* Your objective *
Collect all lines containing the word "script" from the data.

======== Task data ========

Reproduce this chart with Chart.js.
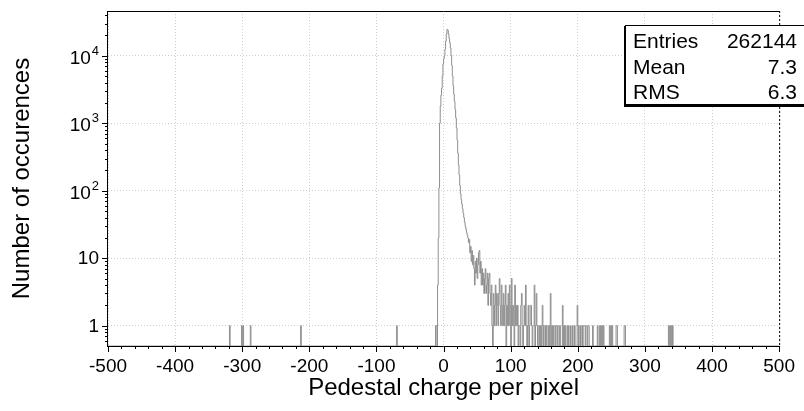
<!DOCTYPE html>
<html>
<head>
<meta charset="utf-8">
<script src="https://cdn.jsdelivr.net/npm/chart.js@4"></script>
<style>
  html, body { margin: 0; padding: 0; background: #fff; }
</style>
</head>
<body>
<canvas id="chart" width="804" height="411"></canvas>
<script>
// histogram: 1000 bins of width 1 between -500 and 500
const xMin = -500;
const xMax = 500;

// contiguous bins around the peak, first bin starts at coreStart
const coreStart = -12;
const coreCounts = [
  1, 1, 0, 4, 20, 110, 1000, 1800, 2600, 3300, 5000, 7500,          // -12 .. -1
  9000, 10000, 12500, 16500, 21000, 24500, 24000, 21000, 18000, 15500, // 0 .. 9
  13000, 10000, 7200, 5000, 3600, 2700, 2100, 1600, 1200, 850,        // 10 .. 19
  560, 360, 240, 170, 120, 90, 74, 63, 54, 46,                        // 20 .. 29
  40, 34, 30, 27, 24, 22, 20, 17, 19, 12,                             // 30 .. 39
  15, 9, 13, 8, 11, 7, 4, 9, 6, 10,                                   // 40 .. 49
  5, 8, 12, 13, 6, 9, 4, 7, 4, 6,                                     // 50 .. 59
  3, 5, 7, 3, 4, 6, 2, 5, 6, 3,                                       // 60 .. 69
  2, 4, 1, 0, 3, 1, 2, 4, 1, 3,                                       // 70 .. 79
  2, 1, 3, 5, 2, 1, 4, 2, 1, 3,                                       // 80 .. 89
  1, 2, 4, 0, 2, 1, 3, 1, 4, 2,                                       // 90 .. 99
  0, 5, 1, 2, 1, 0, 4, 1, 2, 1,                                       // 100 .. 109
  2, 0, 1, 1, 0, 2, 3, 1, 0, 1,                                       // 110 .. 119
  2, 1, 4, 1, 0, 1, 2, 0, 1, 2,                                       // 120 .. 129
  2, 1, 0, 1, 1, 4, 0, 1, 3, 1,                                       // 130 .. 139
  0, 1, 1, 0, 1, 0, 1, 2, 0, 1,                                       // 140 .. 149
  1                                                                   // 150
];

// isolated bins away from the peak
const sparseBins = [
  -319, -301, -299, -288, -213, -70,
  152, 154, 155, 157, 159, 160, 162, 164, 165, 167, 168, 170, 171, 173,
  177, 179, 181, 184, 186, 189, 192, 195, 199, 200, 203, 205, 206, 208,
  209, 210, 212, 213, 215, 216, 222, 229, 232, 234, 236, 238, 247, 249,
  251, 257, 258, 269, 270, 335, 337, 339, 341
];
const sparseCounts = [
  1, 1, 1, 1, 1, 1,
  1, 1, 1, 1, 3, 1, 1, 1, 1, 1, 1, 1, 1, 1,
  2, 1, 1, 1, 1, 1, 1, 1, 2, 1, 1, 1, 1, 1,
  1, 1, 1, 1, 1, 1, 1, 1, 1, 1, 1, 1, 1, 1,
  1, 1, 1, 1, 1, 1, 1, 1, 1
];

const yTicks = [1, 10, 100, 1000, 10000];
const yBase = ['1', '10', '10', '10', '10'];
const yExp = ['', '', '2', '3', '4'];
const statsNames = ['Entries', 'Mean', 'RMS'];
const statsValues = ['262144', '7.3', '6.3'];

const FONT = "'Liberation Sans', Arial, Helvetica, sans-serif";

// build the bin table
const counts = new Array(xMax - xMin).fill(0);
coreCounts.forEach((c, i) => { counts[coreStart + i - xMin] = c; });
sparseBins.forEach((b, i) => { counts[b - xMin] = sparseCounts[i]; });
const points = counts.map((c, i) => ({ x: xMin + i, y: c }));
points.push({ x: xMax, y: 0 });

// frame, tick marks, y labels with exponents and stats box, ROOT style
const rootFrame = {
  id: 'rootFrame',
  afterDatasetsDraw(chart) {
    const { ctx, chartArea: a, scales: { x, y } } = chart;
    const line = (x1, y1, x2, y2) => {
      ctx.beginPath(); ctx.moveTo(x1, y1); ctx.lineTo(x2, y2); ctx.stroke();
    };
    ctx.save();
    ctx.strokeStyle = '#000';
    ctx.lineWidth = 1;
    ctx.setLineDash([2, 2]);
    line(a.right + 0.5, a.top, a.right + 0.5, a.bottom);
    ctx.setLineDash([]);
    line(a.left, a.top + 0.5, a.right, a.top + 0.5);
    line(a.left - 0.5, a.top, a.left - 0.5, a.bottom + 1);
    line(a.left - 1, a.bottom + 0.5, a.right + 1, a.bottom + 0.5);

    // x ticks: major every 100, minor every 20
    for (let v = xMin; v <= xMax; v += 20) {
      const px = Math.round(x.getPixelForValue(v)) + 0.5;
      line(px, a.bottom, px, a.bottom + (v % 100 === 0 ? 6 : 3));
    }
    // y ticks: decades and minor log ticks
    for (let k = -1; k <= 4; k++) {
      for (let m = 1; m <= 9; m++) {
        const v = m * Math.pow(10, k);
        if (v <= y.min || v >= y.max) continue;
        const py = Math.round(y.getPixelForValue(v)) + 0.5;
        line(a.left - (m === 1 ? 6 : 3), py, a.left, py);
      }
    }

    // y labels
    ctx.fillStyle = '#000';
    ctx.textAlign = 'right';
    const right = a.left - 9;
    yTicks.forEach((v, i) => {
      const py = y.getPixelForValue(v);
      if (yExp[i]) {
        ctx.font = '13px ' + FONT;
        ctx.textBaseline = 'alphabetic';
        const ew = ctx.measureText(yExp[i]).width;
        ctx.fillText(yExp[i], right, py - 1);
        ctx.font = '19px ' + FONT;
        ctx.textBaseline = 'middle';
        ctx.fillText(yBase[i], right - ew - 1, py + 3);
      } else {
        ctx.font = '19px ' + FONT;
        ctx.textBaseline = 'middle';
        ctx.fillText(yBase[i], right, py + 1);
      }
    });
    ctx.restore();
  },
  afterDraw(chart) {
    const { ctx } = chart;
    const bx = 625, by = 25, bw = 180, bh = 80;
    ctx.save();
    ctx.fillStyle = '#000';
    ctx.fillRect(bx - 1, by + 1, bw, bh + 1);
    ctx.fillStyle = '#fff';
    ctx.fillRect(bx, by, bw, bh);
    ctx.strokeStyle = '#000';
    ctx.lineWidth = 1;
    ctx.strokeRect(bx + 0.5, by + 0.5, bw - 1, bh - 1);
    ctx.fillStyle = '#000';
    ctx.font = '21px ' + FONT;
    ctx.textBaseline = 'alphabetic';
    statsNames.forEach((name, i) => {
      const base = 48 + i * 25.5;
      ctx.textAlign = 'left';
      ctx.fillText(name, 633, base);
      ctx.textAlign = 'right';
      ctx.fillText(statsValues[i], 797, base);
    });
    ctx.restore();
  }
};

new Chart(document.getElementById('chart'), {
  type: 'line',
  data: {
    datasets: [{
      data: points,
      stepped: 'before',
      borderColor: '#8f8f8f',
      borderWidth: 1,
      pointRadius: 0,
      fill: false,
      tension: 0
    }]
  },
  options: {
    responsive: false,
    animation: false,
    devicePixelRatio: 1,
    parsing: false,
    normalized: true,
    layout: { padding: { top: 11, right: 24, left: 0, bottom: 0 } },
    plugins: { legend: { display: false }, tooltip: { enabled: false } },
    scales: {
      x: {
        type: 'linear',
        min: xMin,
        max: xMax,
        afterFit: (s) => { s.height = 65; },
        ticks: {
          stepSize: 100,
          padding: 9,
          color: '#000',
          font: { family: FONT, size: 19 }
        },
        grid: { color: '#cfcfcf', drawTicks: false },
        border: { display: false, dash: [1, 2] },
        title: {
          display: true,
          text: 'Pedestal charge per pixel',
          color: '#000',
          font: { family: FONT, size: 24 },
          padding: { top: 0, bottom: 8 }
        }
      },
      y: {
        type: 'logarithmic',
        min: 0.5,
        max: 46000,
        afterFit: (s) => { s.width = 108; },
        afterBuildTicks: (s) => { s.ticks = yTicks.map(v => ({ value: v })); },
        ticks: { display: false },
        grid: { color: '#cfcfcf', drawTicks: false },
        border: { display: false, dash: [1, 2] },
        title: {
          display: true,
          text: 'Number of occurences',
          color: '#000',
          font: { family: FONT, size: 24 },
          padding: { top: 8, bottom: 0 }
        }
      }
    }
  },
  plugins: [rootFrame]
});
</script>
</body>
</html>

========
======== Task data ========

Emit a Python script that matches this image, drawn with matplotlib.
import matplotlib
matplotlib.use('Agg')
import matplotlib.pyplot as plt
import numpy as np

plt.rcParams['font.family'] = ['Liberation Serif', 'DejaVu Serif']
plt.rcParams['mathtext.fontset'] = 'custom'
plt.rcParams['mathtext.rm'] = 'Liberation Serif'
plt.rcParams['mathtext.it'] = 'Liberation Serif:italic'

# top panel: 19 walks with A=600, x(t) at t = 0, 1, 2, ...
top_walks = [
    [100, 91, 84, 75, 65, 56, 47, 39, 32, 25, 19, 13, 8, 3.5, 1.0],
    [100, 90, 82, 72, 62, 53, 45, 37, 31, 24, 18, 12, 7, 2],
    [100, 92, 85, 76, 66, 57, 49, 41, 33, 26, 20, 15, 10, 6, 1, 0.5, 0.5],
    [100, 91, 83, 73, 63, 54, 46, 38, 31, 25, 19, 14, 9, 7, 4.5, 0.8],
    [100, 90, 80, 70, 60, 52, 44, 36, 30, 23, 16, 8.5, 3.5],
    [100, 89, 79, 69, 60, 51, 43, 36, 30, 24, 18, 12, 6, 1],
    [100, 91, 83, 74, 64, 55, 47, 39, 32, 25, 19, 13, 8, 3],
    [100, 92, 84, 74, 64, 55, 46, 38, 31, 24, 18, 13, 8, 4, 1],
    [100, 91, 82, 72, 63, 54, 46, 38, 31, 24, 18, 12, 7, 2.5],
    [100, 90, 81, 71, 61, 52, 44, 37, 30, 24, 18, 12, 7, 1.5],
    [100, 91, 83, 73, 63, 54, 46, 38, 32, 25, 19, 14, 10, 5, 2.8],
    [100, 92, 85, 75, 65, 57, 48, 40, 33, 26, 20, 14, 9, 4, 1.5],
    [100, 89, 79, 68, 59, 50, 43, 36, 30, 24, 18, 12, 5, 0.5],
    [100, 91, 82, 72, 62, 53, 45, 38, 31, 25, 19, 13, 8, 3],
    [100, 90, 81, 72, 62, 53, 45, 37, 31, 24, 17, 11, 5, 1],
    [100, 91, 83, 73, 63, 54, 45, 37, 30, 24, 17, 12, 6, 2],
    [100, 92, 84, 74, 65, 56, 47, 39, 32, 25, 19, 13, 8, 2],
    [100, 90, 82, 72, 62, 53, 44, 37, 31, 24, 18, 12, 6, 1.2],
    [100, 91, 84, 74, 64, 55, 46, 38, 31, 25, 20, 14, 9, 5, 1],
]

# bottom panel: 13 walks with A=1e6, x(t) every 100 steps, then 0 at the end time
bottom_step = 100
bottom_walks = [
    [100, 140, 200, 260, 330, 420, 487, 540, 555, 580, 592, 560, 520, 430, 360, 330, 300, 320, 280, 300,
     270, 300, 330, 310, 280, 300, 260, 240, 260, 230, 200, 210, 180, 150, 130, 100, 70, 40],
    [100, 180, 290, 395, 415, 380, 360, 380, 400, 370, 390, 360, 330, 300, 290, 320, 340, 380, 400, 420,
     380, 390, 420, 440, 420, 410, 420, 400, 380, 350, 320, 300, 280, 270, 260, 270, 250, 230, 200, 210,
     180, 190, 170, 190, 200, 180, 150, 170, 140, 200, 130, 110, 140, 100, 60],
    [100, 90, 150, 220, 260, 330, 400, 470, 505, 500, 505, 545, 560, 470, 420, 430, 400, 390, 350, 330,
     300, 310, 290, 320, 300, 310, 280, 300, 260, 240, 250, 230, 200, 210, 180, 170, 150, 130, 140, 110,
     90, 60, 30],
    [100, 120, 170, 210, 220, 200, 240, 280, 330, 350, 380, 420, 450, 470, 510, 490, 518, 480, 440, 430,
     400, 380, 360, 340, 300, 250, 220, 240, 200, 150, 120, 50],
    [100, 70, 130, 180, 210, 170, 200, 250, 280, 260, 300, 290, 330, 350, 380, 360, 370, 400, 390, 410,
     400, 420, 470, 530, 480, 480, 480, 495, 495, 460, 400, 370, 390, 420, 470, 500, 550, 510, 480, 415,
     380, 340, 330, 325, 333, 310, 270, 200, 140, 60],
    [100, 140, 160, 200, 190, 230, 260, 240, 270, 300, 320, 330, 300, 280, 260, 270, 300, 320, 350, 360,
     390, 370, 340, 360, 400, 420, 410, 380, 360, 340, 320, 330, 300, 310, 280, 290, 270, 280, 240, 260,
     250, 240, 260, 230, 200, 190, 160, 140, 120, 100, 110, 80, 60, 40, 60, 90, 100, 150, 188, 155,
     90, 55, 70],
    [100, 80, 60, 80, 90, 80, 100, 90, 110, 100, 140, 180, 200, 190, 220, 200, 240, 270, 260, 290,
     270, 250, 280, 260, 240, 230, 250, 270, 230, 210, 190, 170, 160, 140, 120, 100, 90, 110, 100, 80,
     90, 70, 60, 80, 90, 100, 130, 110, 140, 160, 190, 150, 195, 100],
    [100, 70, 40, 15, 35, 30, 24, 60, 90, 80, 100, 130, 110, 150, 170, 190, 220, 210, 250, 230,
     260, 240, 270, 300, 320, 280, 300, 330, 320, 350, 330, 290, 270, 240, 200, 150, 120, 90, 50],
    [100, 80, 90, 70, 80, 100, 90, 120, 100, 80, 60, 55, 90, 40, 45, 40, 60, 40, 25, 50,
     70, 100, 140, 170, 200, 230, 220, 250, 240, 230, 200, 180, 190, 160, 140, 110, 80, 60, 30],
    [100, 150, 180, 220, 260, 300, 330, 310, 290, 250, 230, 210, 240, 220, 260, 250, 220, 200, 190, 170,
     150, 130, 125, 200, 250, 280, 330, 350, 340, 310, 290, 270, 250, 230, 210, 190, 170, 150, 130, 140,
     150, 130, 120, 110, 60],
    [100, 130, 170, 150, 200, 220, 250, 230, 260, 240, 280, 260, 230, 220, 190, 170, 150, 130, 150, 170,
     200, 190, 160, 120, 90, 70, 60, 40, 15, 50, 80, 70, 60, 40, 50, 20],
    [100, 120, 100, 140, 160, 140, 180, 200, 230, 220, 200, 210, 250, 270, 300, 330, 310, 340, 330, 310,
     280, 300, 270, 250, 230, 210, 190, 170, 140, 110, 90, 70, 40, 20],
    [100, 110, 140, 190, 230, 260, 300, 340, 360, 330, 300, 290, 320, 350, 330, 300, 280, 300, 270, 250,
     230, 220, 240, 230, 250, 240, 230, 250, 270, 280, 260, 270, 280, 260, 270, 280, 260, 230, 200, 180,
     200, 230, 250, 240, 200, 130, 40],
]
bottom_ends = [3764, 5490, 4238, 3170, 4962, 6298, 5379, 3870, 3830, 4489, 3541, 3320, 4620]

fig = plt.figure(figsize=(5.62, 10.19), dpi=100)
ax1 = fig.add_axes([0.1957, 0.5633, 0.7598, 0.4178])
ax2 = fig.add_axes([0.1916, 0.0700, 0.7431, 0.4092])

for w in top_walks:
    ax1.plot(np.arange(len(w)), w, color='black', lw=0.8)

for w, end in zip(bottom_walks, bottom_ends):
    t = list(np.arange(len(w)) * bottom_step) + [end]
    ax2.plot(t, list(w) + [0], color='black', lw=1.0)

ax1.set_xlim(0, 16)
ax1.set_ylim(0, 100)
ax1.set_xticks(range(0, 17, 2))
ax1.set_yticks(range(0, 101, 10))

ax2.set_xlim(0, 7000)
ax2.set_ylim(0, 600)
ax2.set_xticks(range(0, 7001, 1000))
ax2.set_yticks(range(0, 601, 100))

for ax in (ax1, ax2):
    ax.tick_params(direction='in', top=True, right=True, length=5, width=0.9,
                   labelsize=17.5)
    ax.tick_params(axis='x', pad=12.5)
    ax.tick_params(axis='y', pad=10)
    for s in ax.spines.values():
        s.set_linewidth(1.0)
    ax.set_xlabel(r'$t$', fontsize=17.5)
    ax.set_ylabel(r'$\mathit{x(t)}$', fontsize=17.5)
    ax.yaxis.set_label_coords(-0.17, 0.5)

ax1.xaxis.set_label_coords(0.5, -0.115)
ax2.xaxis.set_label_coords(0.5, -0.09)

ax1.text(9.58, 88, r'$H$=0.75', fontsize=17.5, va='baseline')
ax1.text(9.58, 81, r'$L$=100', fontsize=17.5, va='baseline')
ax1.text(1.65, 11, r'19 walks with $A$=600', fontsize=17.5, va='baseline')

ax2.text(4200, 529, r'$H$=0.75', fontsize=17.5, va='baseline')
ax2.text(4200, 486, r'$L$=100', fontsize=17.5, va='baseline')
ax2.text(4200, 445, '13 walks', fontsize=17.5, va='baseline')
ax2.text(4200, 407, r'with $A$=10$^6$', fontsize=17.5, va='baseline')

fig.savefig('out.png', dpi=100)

========

* The completed task *
<script src="https://cdn.jsdelivr.net/npm/chart.js@4"></script>
<script>
</script>
Emit a Python script that matches this image, drawn with matplotlib.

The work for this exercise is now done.